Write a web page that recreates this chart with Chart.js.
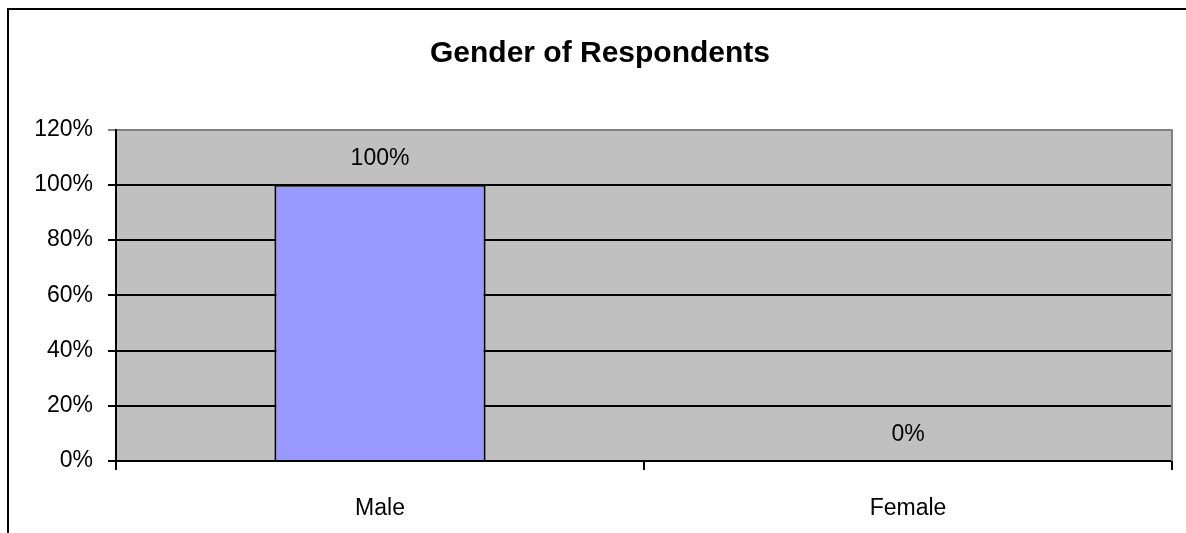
<!DOCTYPE html>
<html>
<head>
<meta charset="utf-8">
<title>Gender of Respondents</title>
<script src="https://cdn.jsdelivr.net/npm/chart.js@4"></script>
<style>
	body { margin: 0; background: #fff; }
	.chart-box { width: 1186px; height: 533px; position: relative; }
</style>
</head>
<body>
<div class="chart-box">
	<canvas id="myChartGender"></canvas>
</div>
<script>
// gender chart data
const categories = ['Male', 'Female'];
const genderValues = [100, 0];
const yTicks = [0, 20, 40, 60, 80, 100, 120];
const chartTitle = 'Gender of Respondents';

const fontFamily = "'Liberation Sans', Arial, sans-serif";

// gray plot area + outer frame + title + value labels (excel look)
const excelLook = {
	id: 'excelLook',
	beforeDraw(chart) {
		const { ctx, chartArea } = chart;
		ctx.save();
		ctx.fillStyle = '#C0C0C0';
		ctx.fillRect(chartArea.left, chartArea.top, chartArea.right - chartArea.left, chartArea.bottom - chartArea.top);
		ctx.restore();
	},
	afterDraw(chart) {
		const { ctx, chartArea } = chart;
		ctx.save();
		// right edge of plot
		ctx.strokeStyle = '#808080';
		ctx.lineWidth = 2;
		ctx.beginPath();
		ctx.moveTo(chartArea.right, chartArea.top);
		ctx.lineTo(chartArea.right, chartArea.bottom);
		ctx.stroke();
		// outer frame, top and left only
		ctx.strokeStyle = '#000';
		ctx.beginPath();
		ctx.moveTo(8, chart.height);
		ctx.lineTo(8, 9);
		ctx.lineTo(chart.width, 9);
		ctx.stroke();
		// title, centred on the frame
		ctx.fillStyle = '#000';
		ctx.textAlign = 'center';
		ctx.textBaseline = 'middle';
		ctx.font = 'bold 30px ' + fontFamily;
		ctx.fillText(chartTitle, 600, 54);
		// value labels
		const meta = chart.getDatasetMeta(0);
		const yScale = chart.scales.y;
		ctx.font = '23px ' + fontFamily;
		meta.data.forEach((bar, i) => {
			const v = genderValues[i];
			ctx.fillText(v + '%', bar.x, yScale.getPixelForValue(v) - 26);
		});
		ctx.restore();
	}
};

const data = {
	labels: categories,
	datasets: [{
		label: '',
		data: genderValues,
		backgroundColor: '#9999FF',
		borderColor: '#000',
		borderWidth: 2,
		categoryPercentage: 1,
		barPercentage: 0.4
	}]
};

const config = {
	type: 'bar',
	data: data,
	options: {
		responsive: true,
		maintainAspectRatio: false,
		animation: false,
		layout: {
			padding: { left: 0, right: 14, top: 129.5, bottom: 0 }
		},
		scales: {
			x: {
				afterFit: (scale) => { scale.height = 72; },
				grid: {
					offset: true,
					drawOnChartArea: false,
					drawTicks: true,
					tickLength: 9,
					color: '#000',
					lineWidth: 2
				},
				border: { color: '#000', width: 2 },
				ticks: {
					color: '#000',
					padding: 25,
					font: { family: fontFamily, size: 23 }
				}
			},
			y: {
				min: 0,
				max: 120,
				afterFit: (scale) => { scale.width = 116; },
				afterBuildTicks: (scale) => {
					scale.ticks = yTicks.map(v => ({ value: v }));
				},
				grid: {
					color: (c) => (c.tick && c.tick.value === 120 ? '#808080' : '#000'),
					lineWidth: 2,
					tickLength: 8
				},
				border: { color: '#000', width: 2 },
				ticks: {
					color: '#000',
					padding: 15,
					font: { family: fontFamily, size: 23 },
					callback: (v) => v + '%'
				}
			}
		},
		plugins: {
			legend: {
				display: false
			},
			tooltip: {
				enabled: false
			},
			title: {
				display: false
			}
		}
	},
	plugins: [excelLook]
};

// Get the canvas element and initialize the chart
document.addEventListener('DOMContentLoaded', () => {
	const ctx = document.getElementById('myChartGender').getContext('2d');
	new Chart(ctx, config);
});
</script>
</body>
</html>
::::
- STATED TASK
Give back exactly the lines from the first line of the data through the line with "const chartTitle = 'Gender of Respondents';", pictures excluded.

- RESULT OF THIS EXERCISE
Write a web page that recreates this chart with Chart.js.
<!DOCTYPE html>
<html>
<head>
<meta charset="utf-8">
<title>Gender of Respondents</title>
<script src="https://cdn.jsdelivr.net/npm/chart.js@4"></script>
<style>
	body { margin: 0; background: #fff; }
	.chart-box { width: 1186px; height: 533px; position: relative; }
</style>
</head>
<body>
<div class="chart-box">
	<canvas id="myChartGender"></canvas>
</div>
<script>
// gender chart data
const categories = ['Male', 'Female'];
const genderValues = [100, 0];
const yTicks = [0, 20, 40, 60, 80, 100, 120];
const chartTitle = 'Gender of Respondents';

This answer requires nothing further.